Thérapies complémentaires :
- Rééducation abdominale et kinésithérapie viscérale : Ces approches aident à renforcer la sangle abdominale et à réduire les distensions et tensions viscérales.
- Hypnothérapie digestive : Réduction des douleurs chroniques.
- Probiotiques spécifiques : Certaines souches ciblées peuvent être utiles.
Faux Mythes sur le SII
Le Professeur Sabaté a démystifié plusieurs idées reçues :
- Ce n’est pas une maladie héréditaire ni due à une carence enzymatique.
- Le SII ne dégénère pas en cancer.
- Ce n’est pas une maladie incurable, même si elle est chronique.
- Le SIBO (prolifération bactérienne de l’intestin grêle) peut être un mécanisme sous-jacent, mais ce n’est pas systématique.
Impact sur la Vie Quotidienne
Le SII est un handicap invisible qui peut avoir un impact majeur sur la qualité de vie :
- Vie professionnelle : baisse d’efficacité, absentéisme.
- Vie familiale : Le conjoint est autant affecté psychologiquement qu’en cas de maladies graves (impact multiplié par 3).
- Jeunes : Performances scolaires et sociales diminuées, absences fréquentes.
- Vie intime : Une sexualité souvent altérée.

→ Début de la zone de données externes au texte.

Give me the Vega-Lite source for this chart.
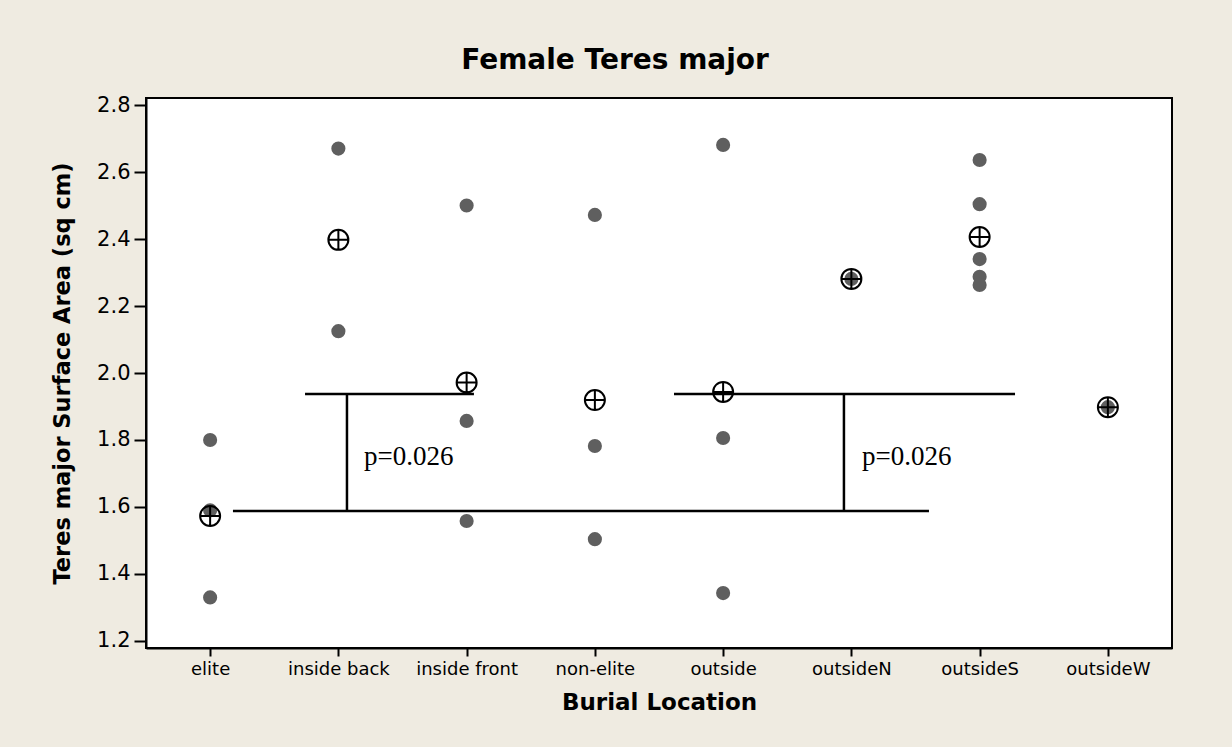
{
  "$schema": "https://vega.github.io/schema/vega-lite/v6.json",
  "autosize": {"type": "none"},
  "width": 1026,
  "height": 550,
  "padding": {"left": 146, "top": 98, "right": 60, "bottom": 99},
  "background": "#efebe1",
  "title": {
    "text": "Female Teres major",
    "font": "DejaVu Sans",
    "fontSize": 28,
    "fontWeight": "bold",
    "color": "black",
    "anchor": "middle",
    "dx": -44,
    "baseline": "alphabetic",
    "offset": -3
  },
  "config": {
    "view": {"fill": "white", "stroke": "black", "strokeWidth": 2},
    "axis": {
      "grid": false,
      "domainColor": "black",
      "domainWidth": 2,
      "tickColor": "black",
      "tickWidth": 2,
      "labelColor": "black",
      "titleColor": "black",
      "labelFont": "DejaVu Sans",
      "titleFont": "DejaVu Sans",
      "titleFontWeight": "bold"
    },
    "axisX": {"labelFontSize": 18, "tickSize": 8, "labelPadding": 4, "labelAngle": 0, "titleFontSize": 23, "titlePadding": 13},
    "axisY": {"labelFontSize": 21, "tickSize": 12, "labelPadding": 4, "titleFontSize": 22.5, "titlePadding": 22}
  },
  "datasets": {
    "obs": [
      {"location": "elite", "area": 1.80},
      {"location": "elite", "area": 1.59},
      {"location": "elite", "area": 1.33},
      {"location": "inside back", "area": 2.67},
      {"location": "inside back", "area": 2.125},
      {"location": "inside front", "area": 2.50},
      {"location": "inside front", "area": 1.857},
      {"location": "inside front", "area": 1.558},
      {"location": "non-elite", "area": 2.472},
      {"location": "non-elite", "area": 1.782},
      {"location": "non-elite", "area": 1.504},
      {"location": "outside", "area": 2.681},
      {"location": "outside", "area": 1.806},
      {"location": "outside", "area": 1.343},
      {"location": "outsideN", "area": 2.281},
      {"location": "outsideS", "area": 2.636},
      {"location": "outsideS", "area": 2.504},
      {"location": "outsideS", "area": 2.34},
      {"location": "outsideS", "area": 2.287},
      {"location": "outsideS", "area": 2.263},
      {"location": "outsideW", "area": 1.898}
    ],
    "lines": [
      {"x": 0.74, "x2": 2.057, "y": 1.937, "y2": 1.937},
      {"x": 1.067, "x2": 1.067, "y": 1.937, "y2": 1.588},
      {"x": 0.178, "x2": 5.605, "y": 1.588, "y2": 1.588},
      {"x": 3.617, "x2": 6.276, "y": 1.937, "y2": 1.937},
      {"x": 4.942, "x2": 4.942, "y": 1.937, "y2": 1.588}
    ],
    "labels": [
      {"x": 1.2, "y": 1.725, "label": "p=0.026"},
      {"x": 5.083, "y": 1.725, "label": "p=0.026"}
    ]
  },
  "layer": [
    {
      "data": {"name": "obs"},
      "mark": {"type": "point", "shape": "circle", "filled": true, "size": 200, "color": "#5f5f5f", "opacity": 1},
      "encoding": {
        "x": {"field": "location", "type": "nominal", "sort": ["elite", "inside back", "inside front", "non-elite", "outside", "outsideN", "outsideS", "outsideW"], "title": "Burial Location"},
        "y": {"field": "area", "type": "quantitative", "scale": {"domain": [1.179, 2.821], "nice": false, "zero": false}, "axis": {"values": [1.2, 1.4, 1.6, 1.8, 2.0, 2.2, 2.4, 2.6, 2.8], "format": ".1f"}, "title": "Teres major Surface Area (sq cm)"}
      }
    },
    {
      "data": {"name": "obs"},
      "mark": {"type": "point", "shape": "M -1 0 A 1 1 0 1 0 1 0 A 1 1 0 1 0 -1 0 M -1 0 L 1 0 M 0 -1 L 0 1", "filled": false, "size": 400, "stroke": "black", "strokeWidth": 2, "opacity": 1},
      "encoding": {
        "x": {"field": "location", "type": "nominal", "sort": ["elite", "inside back", "inside front", "non-elite", "outside", "outsideN", "outsideS", "outsideW"], "axis": null},
        "y": {"aggregate": "mean", "field": "area", "type": "quantitative", "scale": {"domain": [1.179, 2.821], "nice": false, "zero": false}, "title": "Teres major Surface Area (sq cm)"}
      }
    },
    {
      "data": {"name": "lines"},
      "mark": {"type": "rule", "color": "black", "strokeWidth": 2.5},
      "encoding": {
        "x": {"field": "x", "type": "quantitative", "scale": {"domain": [-0.5, 7.5], "nice": false, "zero": false}, "axis": null},
        "x2": {"field": "x2"},
        "y": {"field": "y", "type": "quantitative", "scale": {"domain": [1.179, 2.821], "nice": false, "zero": false}, "title": "Teres major Surface Area (sq cm)"},
        "y2": {"field": "y2"}
      }
    },
    {
      "data": {"name": "labels"},
      "mark": {"type": "text", "font": "Liberation Serif", "fontSize": 27, "align": "left", "baseline": "alphabetic", "color": "black"},
      "encoding": {
        "x": {"field": "x", "type": "quantitative", "scale": {"domain": [-0.5, 7.5], "nice": false, "zero": false}, "axis": null},
        "y": {"field": "y", "type": "quantitative", "scale": {"domain": [1.179, 2.821], "nice": false, "zero": false}, "title": "Teres major Surface Area (sq cm)"},
        "text": {"field": "label"}
      }
    }
  ],
  "resolve": {"scale": {"x": "independent"}}
}
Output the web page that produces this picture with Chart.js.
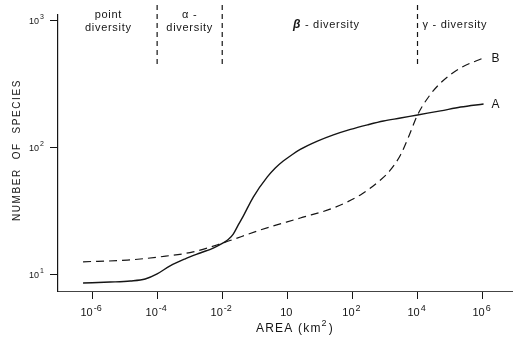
<!DOCTYPE html>
<html>
<head>
<meta charset="utf-8">
<script src="https://cdn.jsdelivr.net/npm/chart.js@4/dist/chart.umd.min.js"></script>
<style>
    html, body { margin: 0; padding: 0; background: #fff; }
</style>
</head>
<body>
<canvas id="chart" width="518" height="340"></canvas>
<script>
// --- DATA (area in km2, number of species) ---
const areaA = [5.3e-7, 3.6e-6, 1.5e-5, 4.3e-5, 1.0e-4, 2.5e-4, 7.3e-4, 2.1e-3, 5.3e-3, 0.0107, 0.0153, 0.0218, 0.0311, 0.0443, 0.090, 0.243, 0.427, 0.75, 1.43, 2.5, 8.4, 26, 87, 290, 900, 3000, 1e4, 5.1e4, 2.1e5, 1.07e6];
const speciesA = [8.65, 8.8, 8.97, 9.3, 10.2, 11.8, 13.4, 14.9, 16.3, 17.9, 19.0, 21.0, 24.8, 29.1, 41.1, 59.2, 69.6, 79.0, 88.9, 97.3, 113, 126.6, 139.9, 152, 163, 172, 182, 196, 210, 222];

const areaB = [5.3e-7, 1.2e-5, 1.24e-4, 1.28e-3, 0.0107, 0.148, 2.5, 26, 176, 727, 1476, 3000, 5290, 1e4, 2.18e4, 5.1e4, 2.1e5, 1.07e6];
const speciesB = [12.7, 13.1, 13.9, 15.2, 17.9, 22.6, 28.1, 33.7, 42.7, 56.0, 67.1, 88.1, 122, 182, 252, 325, 427, 512];

const xTicks = [1e-6, 1e-4, 1e-2, 1, 1e2, 1e4, 1e6];
const xTickBase = ['10', '10', '10', '10', '10', '10', '10'];
const xTickExp = ['-6', '-4', '-2', '', '2', '4', '6'];
const yTicks = [10, 100, 1000];
const yTickExp = ['1', '2', '3'];

const zoneBounds = [1e-4, 1e-2, 1e4];
const zoneLabels = [['point', 'diversity'], ['\u03b1 -', 'diversity'], ['\u03b2 - diversity'], ['\u03b3 - diversity']];
const zoneCenters = [Math.pow(10, -5.5), 1e-3, Math.pow(10, 1.2), Math.pow(10, 5.15)];

const curveNames = ['A', 'B'];

const INK = '#151515';
const FONT = '"Liberation Sans", Arial, sans-serif';

// --- helpers ---
function drawPower(ctx, base, exp, cx, baseline, size, align) {
    ctx.font = `${size}px ${FONT}`;
    const wb = ctx.measureText(base).width;
    const es = Math.round(size * 0.8);
    ctx.font = `${es}px ${FONT}`;
    const we = exp ? ctx.measureText(exp).width + 1 : 0;
    let x0 = align === 'right' ? cx - wb - we : cx - (wb + we) / 2;
    ctx.textAlign = 'left';
    ctx.textBaseline = 'alphabetic';
    ctx.font = `${size}px ${FONT}`;
    ctx.fillText(base, x0, baseline);
    if (exp) {
        ctx.font = `${es}px ${FONT}`;
        ctx.fillText(exp, x0 + wb + 1, baseline - size * 0.5);
    }
}

const decor = {
    id: 'decor',
    afterDraw(chart) {
        const ctx = chart.ctx;
        const xs = chart.scales.x, ys = chart.scales.y, area = chart.chartArea;
        ctx.save();
        ctx.fillStyle = INK;
        ctx.strokeStyle = INK;

        // x tick labels
        xTicks.forEach((v, i) => {
            drawPower(ctx, xTickBase[i], xTickExp[i], xs.getPixelForValue(v) - 1, area.bottom + 25, 11);
        });

        // y tick labels
        yTicks.forEach((v, i) => {
            drawPower(ctx, '10', yTickExp[i], area.left - 14, ys.getPixelForValue(v) + 3, 9, 'right');
        });

        // zone separators
        ctx.lineWidth = 1.2;
        ctx.setLineDash([5, 4]);
        zoneBounds.forEach(v => {
            const x = xs.getPixelForValue(v);
            ctx.beginPath();
            ctx.moveTo(x, 5);
            ctx.lineTo(x, area.top + 53);
            ctx.stroke();
        });
        ctx.setLineDash([]);

        // zone labels
        ctx.letterSpacing = '0.7px';
        ctx.textAlign = 'center';
        ctx.textBaseline = 'middle';
        zoneLabels.forEach((lines, i) => {
            const x = xs.getPixelForValue(zoneCenters[i]);
            lines.forEach((t, j) => {
                const y = lines.length === 1 ? 25 : 15 + j * 13;
                if (t.charAt(0) === '\u03b2') {
                    ctx.font = `italic bold 12px ${FONT}`;
                    const wg = ctx.measureText('\u03b2').width;
                    ctx.font = `11px ${FONT}`;
                    const wr = ctx.measureText(t.slice(1)).width;
                    const x0 = x - (wg + wr) / 2;
                    ctx.textAlign = 'left';
                    ctx.font = `italic bold 12px ${FONT}`;
                    ctx.fillText('\u03b2', x0, y);
                    ctx.font = `11px ${FONT}`;
                    ctx.fillText(t.slice(1), x0 + wg, y);
                    ctx.textAlign = 'center';
                } else {
                    ctx.font = `11px ${FONT}`;
                    ctx.fillText(t, x, y);
                }
            });
        });
        ctx.letterSpacing = '0px';

        // curve names at the end of each curve
        ctx.font = `12px ${FONT}`;
        ctx.textAlign = 'left';
        chart.data.datasets.forEach((ds, i) => {
            const meta = chart.getDatasetMeta(i);
            const last = meta.data[meta.data.length - 1];
            ctx.fillText(curveNames[i], last.x + 8, last.y + 1);
        });

        // axis titles
        ctx.textBaseline = 'alphabetic';
        ctx.letterSpacing = '1.2px';
        ctx.font = `12px ${FONT}`;
        const t1 = 'AREA (km', t2 = ')';
        const w1 = ctx.measureText(t1).width, w2 = ctx.measureText(t2).width;
        ctx.font = `9px ${FONT}`;
        const ws = ctx.measureText('2').width + 1;
        let tx = 295 - (w1 + ws + w2) / 2;
        ctx.font = `12px ${FONT}`;
        ctx.fillText(t1, tx, 332);
        ctx.font = `9px ${FONT}`;
        ctx.fillText('2', tx + w1, 326);
        ctx.font = `12px ${FONT}`;
        ctx.fillText(t2, tx + w1 + ws, 332);

        ctx.translate(20, 150);
        ctx.rotate(-Math.PI / 2);
        ctx.letterSpacing = '1.6px';
        ctx.font = `10px ${FONT}`;
        ctx.textAlign = 'center';
        ctx.fillText('NUMBER  OF  SPECIES', 0, 0);
        ctx.restore();
    }
};

new Chart(document.getElementById('chart'), {
    type: 'line',
    data: {
        datasets: [
            {
                label: 'A',
                data: areaA.map((a, i) => ({ x: a, y: speciesA[i] })),
                borderColor: INK,
                borderWidth: 1.4,
                cubicInterpolationMode: 'monotone',
                pointRadius: 0,
                fill: false
            },
            {
                label: 'B',
                data: areaB.map((a, i) => ({ x: a, y: speciesB[i] })),
                borderColor: INK,
                borderWidth: 1.2,
                borderDash: [8, 5],
                cubicInterpolationMode: 'monotone',
                pointRadius: 0,
                fill: false
            }
        ]
    },
    options: {
        responsive: false,
        animation: false,
        devicePixelRatio: 1,
        layout: { padding: { top: 15, right: 6, left: 0, bottom: 0 } },
        plugins: { legend: { display: false }, tooltip: { enabled: false } },
        scales: {
            x: {
                type: 'logarithmic',
                min: 9.0e-8,
                max: 8.0e6,
                afterBuildTicks: s => { s.ticks = xTicks.map(v => ({ value: v })); },
                afterFit: s => { s.height = 49; },
                ticks: { display: false },
                grid: { drawOnChartArea: false, drawTicks: true, tickLength: 8, color: INK, lineWidth: 1 },
                border: { display: true, color: '#444', width: 1 }
            },
            y: {
                type: 'logarithmic',
                min: 7.48,
                max: 1114,
                afterBuildTicks: s => { s.ticks = yTicks.map(v => ({ value: v })); },
                afterFit: s => { s.width = 58; },
                ticks: { display: false },
                grid: { drawOnChartArea: false, drawTicks: true, tickLength: 8, color: INK, lineWidth: 1 },
                border: { display: true, color: INK, width: 1.2 }
            }
        }
    },
    plugins: [decor]
});
</script>
</body>
</html>
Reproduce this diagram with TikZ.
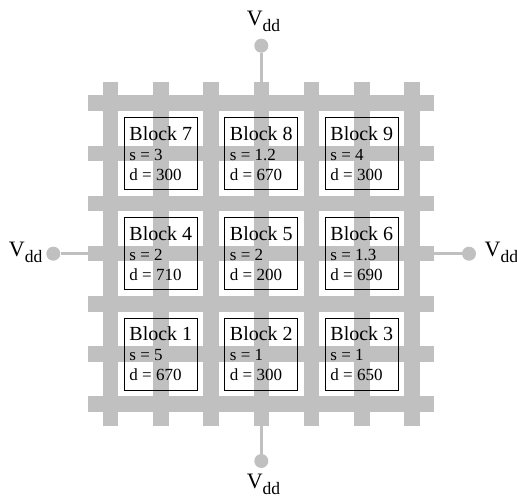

Enjeux Actuels et Recherches à Venir
-
Étude sur le microbiote intestinal (French Gut) :
Une grande étude démarrera début 2025 pour les personnes souffrant de SII, afin de mieux comprendre le rôle du microbiote dans cette maladie. Les inscriptions débuteront en janvier 2025. -
Transplantation fécale :
Bien qu’elle suscite de l’espoir, cette approche reste au stade expérimental, avec des résultats encore peu probants. -
L’endométriose et le SII :
Cette maladie gynécologique pourrait être un facteur d’hypersensibilité viscérale, mais des recherches supplémentaires sont nécessaires pour établir un lien direct. -
Troubles thyroïdiens et transit intestinal :
Une mauvaise régulation thyroïdienne (hyperthyroïdie ou hypothyroïdie) peut altérer le transit et doit être éliminée avant d’établir un diagnostic de SII.
Conclusion
Le syndrome de l’intestin irritable est une maladie complexe, mais les avancées dans la compréhension de ses mécanismes, notamment au niveau du microbiote et de l’axe cerveau-intestin, ouvrent la voie à de meilleures prises en charge. Bien que la guérison totale ne soit pas encore possible, une approche multidisciplinaire et personnalisée peut significativement améliorer la qualité de vie des patients.
Message clé : Consultez votre médecin généraliste pour un suivi adapté et n’hésitez pas à explorer les solutions nutritionnelles, psychologiques et complémentaires disponibles.